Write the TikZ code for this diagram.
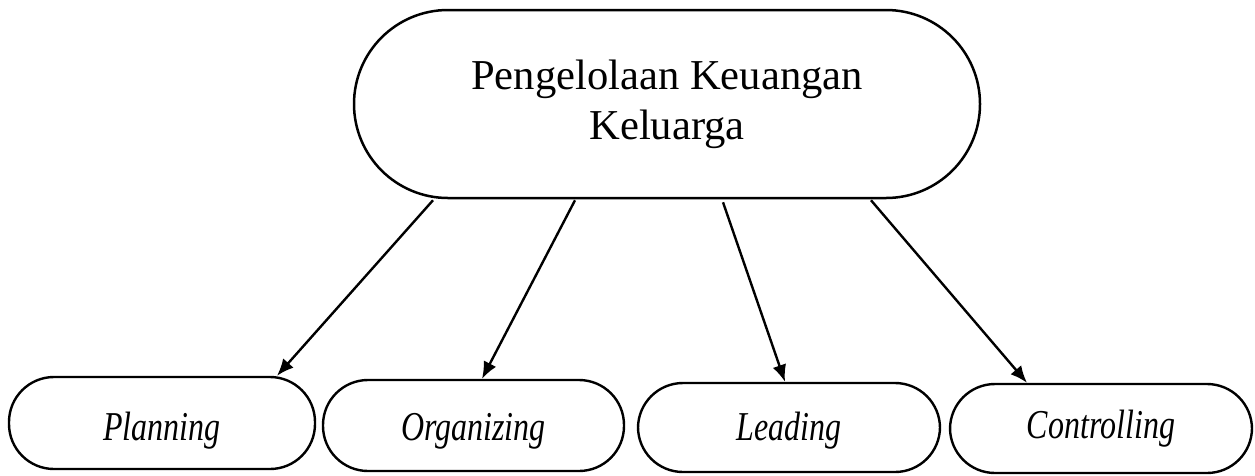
\documentclass[tikz,border=0pt]{standalone}
\usepackage{fontspec}
\setmainfont{Liberation Serif}
\usetikzlibrary{arrows.meta}
\tikzset{
  topbox/.style={draw, line width=2.5pt, rounded corners=94pt, minimum width=626pt, minimum height=188pt, inner sep=0pt, align=center, font=\fontsize{42.6}{50}\selectfont},
  subbox/.style={draw, line width=2.4pt, rounded corners=45pt, minimum width=302pt, minimum height=90pt, inner sep=0pt, font=\fontsize{41}{48}\selectfont\itshape},
  conn/.style={line width=2.4pt, -{Latex[length=17pt,width=14pt]}}
}
\newcommand{\subtext}[2]{\smash{\raisebox{-#1pt}{\scalebox{0.78}[1]{#2}}}}
\begin{document}
\begin{tikzpicture}[x=1pt,y=-1pt]
\useasboundingbox (0,0) rectangle (1255,475);
\node[topbox] (top) at (667,104) {Pengelolaan Keuangan\\Keluarga};
\node[subbox, minimum width=306pt, minimum height=92pt] (plan) at (162,423) {\subtext{17}{Planning}};
\node[subbox, minimum width=301pt, minimum height=91pt] (org) at (473.5,425.5) {\subtext{15}{Organizing}};
\node[subbox, minimum width=302pt, minimum height=89pt] (lead) at (789,427.5) {\subtext{13}{Leading}};
\node[subbox, minimum width=302pt, minimum height=89pt] (ctrl) at (1101,428.5) {\subtext{10}{Controlling}};
\draw[conn] ([xshift=-234pt,yshift=-1pt]top.south) -- ([xshift=115pt]plan.north);
\draw[conn] ([xshift=-92pt,yshift=-1pt]top.south) -- ([xshift=8.5pt]org.north);
\draw[conn] ([xshift=56pt,yshift=-3pt]top.south) -- ([xshift=-4pt]lead.north);
\draw[conn] ([xshift=204pt,yshift=-1pt]top.south) -- ([xshift=-74pt]ctrl.north);
\end{tikzpicture}
\end{document}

□ □ □ □ □ □ □

Do this — Return each line from the material above exactly, but not the pictures.

Task result —
Write the TikZ code for this diagram.
\documentclass[tikz,border=0pt]{standalone}
\usepackage{fontspec}
\setmainfont{Liberation Serif}
\usetikzlibrary{arrows.meta}
\tikzset{
  topbox/.style={draw, line width=2.5pt, rounded corners=94pt, minimum width=626pt, minimum height=188pt, inner sep=0pt, align=center, font=\fontsize{42.6}{50}\selectfont},
  subbox/.style={draw, line width=2.4pt, rounded corners=45pt, minimum width=302pt, minimum height=90pt, inner sep=0pt, font=\fontsize{41}{48}\selectfont\itshape},
  conn/.style={line width=2.4pt, -{Latex[length=17pt,width=14pt]}}
}
\newcommand{\subtext}[2]{\smash{\raisebox{-#1pt}{\scalebox{0.78}[1]{#2}}}}
\begin{document}
\begin{tikzpicture}[x=1pt,y=-1pt]
\useasboundingbox (0,0) rectangle (1255,475);
\node[topbox] (top) at (667,104) {Pengelolaan Keuangan\\Keluarga};
\node[subbox, minimum width=306pt, minimum height=92pt] (plan) at (162,423) {\subtext{17}{Planning}};
\node[subbox, minimum width=301pt, minimum height=91pt] (org) at (473.5,425.5) {\subtext{15}{Organizing}};
\node[subbox, minimum width=302pt, minimum height=89pt] (lead) at (789,427.5) {\subtext{13}{Leading}};
\node[subbox, minimum width=302pt, minimum height=89pt] (ctrl) at (1101,428.5) {\subtext{10}{Controlling}};
\draw[conn] ([xshift=-234pt,yshift=-1pt]top.south) -- ([xshift=115pt]plan.north);
\draw[conn] ([xshift=-92pt,yshift=-1pt]top.south) -- ([xshift=8.5pt]org.north);
\draw[conn] ([xshift=56pt,yshift=-3pt]top.south) -- ([xshift=-4pt]lead.north);
\draw[conn] ([xshift=204pt,yshift=-1pt]top.south) -- ([xshift=-74pt]ctrl.north);
\end{tikzpicture}
\end{document}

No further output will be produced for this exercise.